High-trust organisations also deal more quickly with the unexpected, react faster to change and are more resilient in a crisis because stakeholders stay on-side. In addition, they win a licence to operate in society free from onerous regulation. “Trust is very powerful asset,” says Richard Sexton, a partner with PwC and an adviser to the World Economic Forum’s recently launched project exploring the leadership, trust and performance equation. “It is ‘the great brake’ in business. With good brakes on a car, people will go faster because they trust the brakes.” By contrast distrust is ‘the dodgy brake’ which forces everything in business from decision-making to innovation to slow down and non-productive activities such as data collection and monitoring to become major preoccupations.
The importance of repairing the business brakes and winning back trust both inside and outside their walls has not been lost on the banks. When Barclays ousted the colourful US investment banker, Bob Diamond, from its chief executive post and appointed Antony Jenkins, a low-key individual from the retail business, it was an outward sign that change was afoot.
Mea culpa
Since his appointment in 2012, Jenkins has made a big play of putting ethics back into banking and ending a 30 year shift to short-termism. Openly apologising for the bank’s misdemeanours, particularly in relation to the Libor scandal for which the bank was fined £290m, he has taken over 100 of the bank’s most senior executives away from their desks to examine the causes of reputational damage, asked staff to examine decisions for their impact on society and the bank’s reputation and linked remuneration to values. However, when the bank recently announced a 10% hike in the 2014 bonus pool, despite a 32% drop in profits, all promises of change began to sound hollow.

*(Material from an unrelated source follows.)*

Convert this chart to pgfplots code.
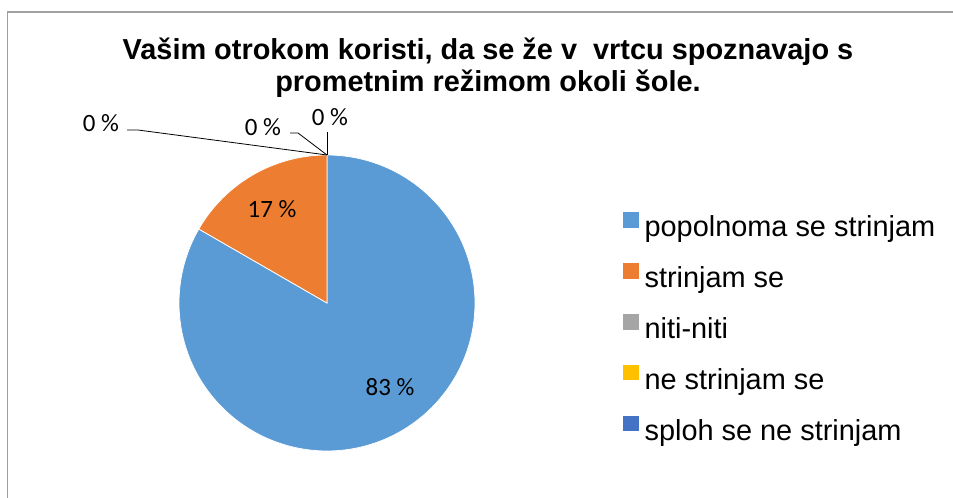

“It’s easy to send people on courses and publish ethical codes of conduct. But one of the real drivers of culture in any organisation is pay,” says Roger Barker, a former investment banker himself and now director of corporate governance at the Institute of Directors. “What Barclays appears to be saying is, look, if we don’t pay very substantial amounts of money to a significant group of people in the bank, they’re going to walk out the door and get jobs in New York or Singapore. That’s what makes you dubious about how much the culture has changed. People are going on workshops but they still, apparently, have no loyalty to the bank nor have they bought into the new values.”

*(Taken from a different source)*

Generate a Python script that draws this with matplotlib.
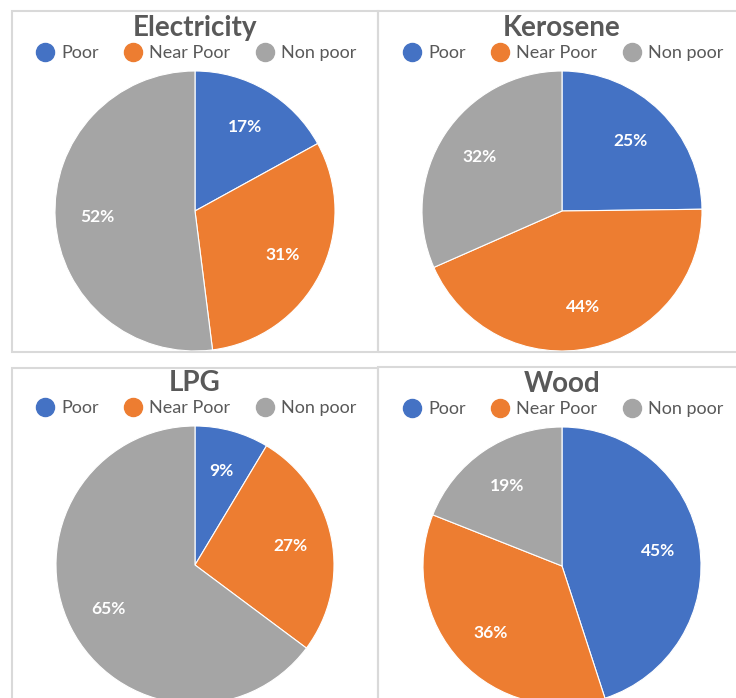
import matplotlib
matplotlib.use("Agg")
import matplotlib.pyplot as plt
from matplotlib.patches import Rectangle
from matplotlib.lines import Line2D

plt.rcParams["font.family"] = ["Lato", "DejaVu Sans"]

categories = ["Poor", "Near Poor", "Non poor"]
colors = ["#4472C4", "#ED7D31", "#A5A5A5"]

titles = ["Electricity", "Kerosene", "LPG", "Wood"]
electricity = [17, 31, 52]
kerosene = [24.8, 43.6, 31.6]
lpg = [8.6, 26.6, 64.8]
wood = [45, 36, 19]
values = [electricity, kerosene, lpg, wood]

W, H = 736, 698
fig = plt.figure(figsize=(W / 100, H / 100), dpi=100)


def fx(px):
    return px / W


def fy(py):
    return 1 - py / H


# panel frames (pixel boxes: left, top, right, bottom)
frames = [(12, 11, 378, 352), (378, 11, 745, 352),
          (12, 368, 378, 705), (378, 367, 745, 705)]
for l, t, r, b in frames:
    fig.add_artist(Rectangle((fx(l), fy(b)), fx(r) - fx(l), fy(t) - fy(b),
                             transform=fig.transFigure, fill=False,
                             edgecolor="#D9D9D9", linewidth=1.5))

# pie centres and radius in pixels
centres = [(195, 211, 140), (562, 211, 140), (195, 565, 139), (562, 566, 139)]

handles = [Line2D([], [], marker="o", linestyle="", markersize=13,
                  markerfacecolor=c, markeredgecolor=c) for c in colors]

for title, vals, (cx, cy, rad) in zip(titles, values, centres):
    ax = fig.add_axes([fx(cx - rad), fy(cy + rad), (2 * rad) / W, (2 * rad) / H])
    ax.pie(vals, colors=colors, startangle=90, counterclock=False,
           autopct=lambda p: f"{p:.0f}%", pctdistance=0.7,
           wedgeprops=dict(edgecolor="white", linewidth=0.8),
           textprops=dict(color="white", fontsize=12.5, fontweight="bold"))
    ax.set_xlim(-1, 1)
    ax.set_ylim(-1, 1)
    ax.set_aspect("equal")
    fig.text(fx(cx), fy(cy - rad - 43), title, ha="center", va="center",
             fontsize=20, fontweight="bold", color="#595959")
    fig.legend(handles, categories, loc="center", ncol=3,
               bbox_to_anchor=(fx(cx), fy(cy - rad - 18)), frameon=False,
               fontsize=13, labelcolor="#595959", handletextpad=0.3,
               columnspacing=1.3, handlelength=1.2)

plt.savefig("out.png", dpi=100)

HSBC’s recent attempts to get round the European regulators’ bonus cap by paying bankers extra cash in the form of allowances has also attracted attention. “Personally I think the bonus cap is a flawed piece of legislation but you can see why people view banks’ effort to bypass the cap, so as to reward themselves, an act of untrustworthiness,” says Dr Graham Dietz of Durham Business School.
If banks really want to win back trust, says Dietz, they will need to demonstrate the three attributes that characterise all trusting relationships – namely, technical competence, benevolence and integrity.

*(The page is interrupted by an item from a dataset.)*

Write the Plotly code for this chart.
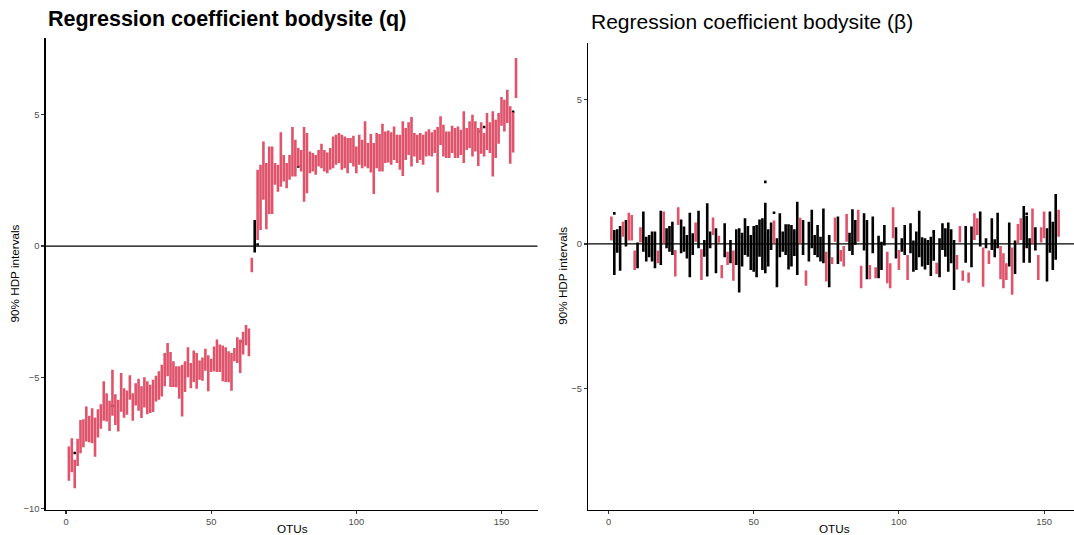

“When making the decision to trust a bank, people ask themselves three things. Firstly, does this bank have technical ability and competence? Do they, for example, offer good advice, look after my money well and manage my payments correctly? Then, are their intentions benign? Are they setting out to exploit me or are they supportive of my needs and interests? Finally, do they show integrity? Do they act honestly, fairly and ethically?”
A key feature of trust, says Dietz, is it is a risk-taking activity. “When you trust, you make yourself vulnerable. You give your trust in the hope you won’t be turned over or exploited.”
However, according to Paul Lynam, it’s the unwillingness of the big banks to be straight up with customers and stop exploiting their vulnerability that marks the place where rubber meets the road on the trust issue.
A recent report exploring trust in banking by accountancy body, ICAEW, has also called for greater openness among banks. In particular, it wants them to adopt common and better quality reporting standards so customers can compare disclosures and make informed choices and calls for greater transparency in the way they calculate risk.
In addition, the ICAEW has also warned that many banks, which have added new functionality to old creaking IT systems, will have to replace legacy technology and improve IT security. Otherwise there will be more breaches of competence trust along the lines suffered by Knight Capital, where the failure to retire obsolete software led to a system bug in its automated trading system, or RBS, where two systems failures left thousands of customers with no means of payment.
The RBS case is a classic example of how banks can shoot themselves in the foot. Recently unveiled plans to win back customer trust by introducing greater simplicity and transparency into its business structures and product ranges, for example, are likely to fall on deaf ears if basic banking services cannot be guaranteed.
If banks fail to rebuild trust with government, employees, customers and wider society, a more radical overhaul of industry could well be on the cards. Lynam reckons “challenger” banks like his, for example, which operate transparent pricing policies and allow their customer satisfaction scores to be independently assessed and published by an external agency, are being given a lot more airtime by politicians persuaded that greater diversification and competition in the industry would lead to greater transparency, openness and a better deal for customers.
However, new market entrants will continue to be disadvantaged, he says, while the ‘too big to fail’ government guarantees behind the big banks mean they never pick up the bill for their own mistakes and can borrow in the markets at preferential rates even when their credit ratings fall.
Meanwhile, Bill Michael, EMEA head of financial services at KPMG, argues that a ‘geopolitical’ storm is blowing the industry on a new trajectory, making the universal banking model unsustainable. “The craving for national containment is becoming greater than the desire for economic growth,” he said in a speech to the bankers’ association, the BBA. “The national segregation of capital and risk is becoming more important than the unimpaired flow of liquidity and capital across borders and the fear of depositors losing money is leading to country-led separations of retail from investment banking. In short, the storm is blowing us towards a place where countries come first. And a world where countries come first is not a comfortable place for global banks to be.”
If Michael is right, then the seemingly irreconcilable marriage between the cultures and rewards underpinning investment and retail banking divisions might finally come to an end. If it does, the task of building trust could suddenly get a whole lot clearer for the leaders of the big banks.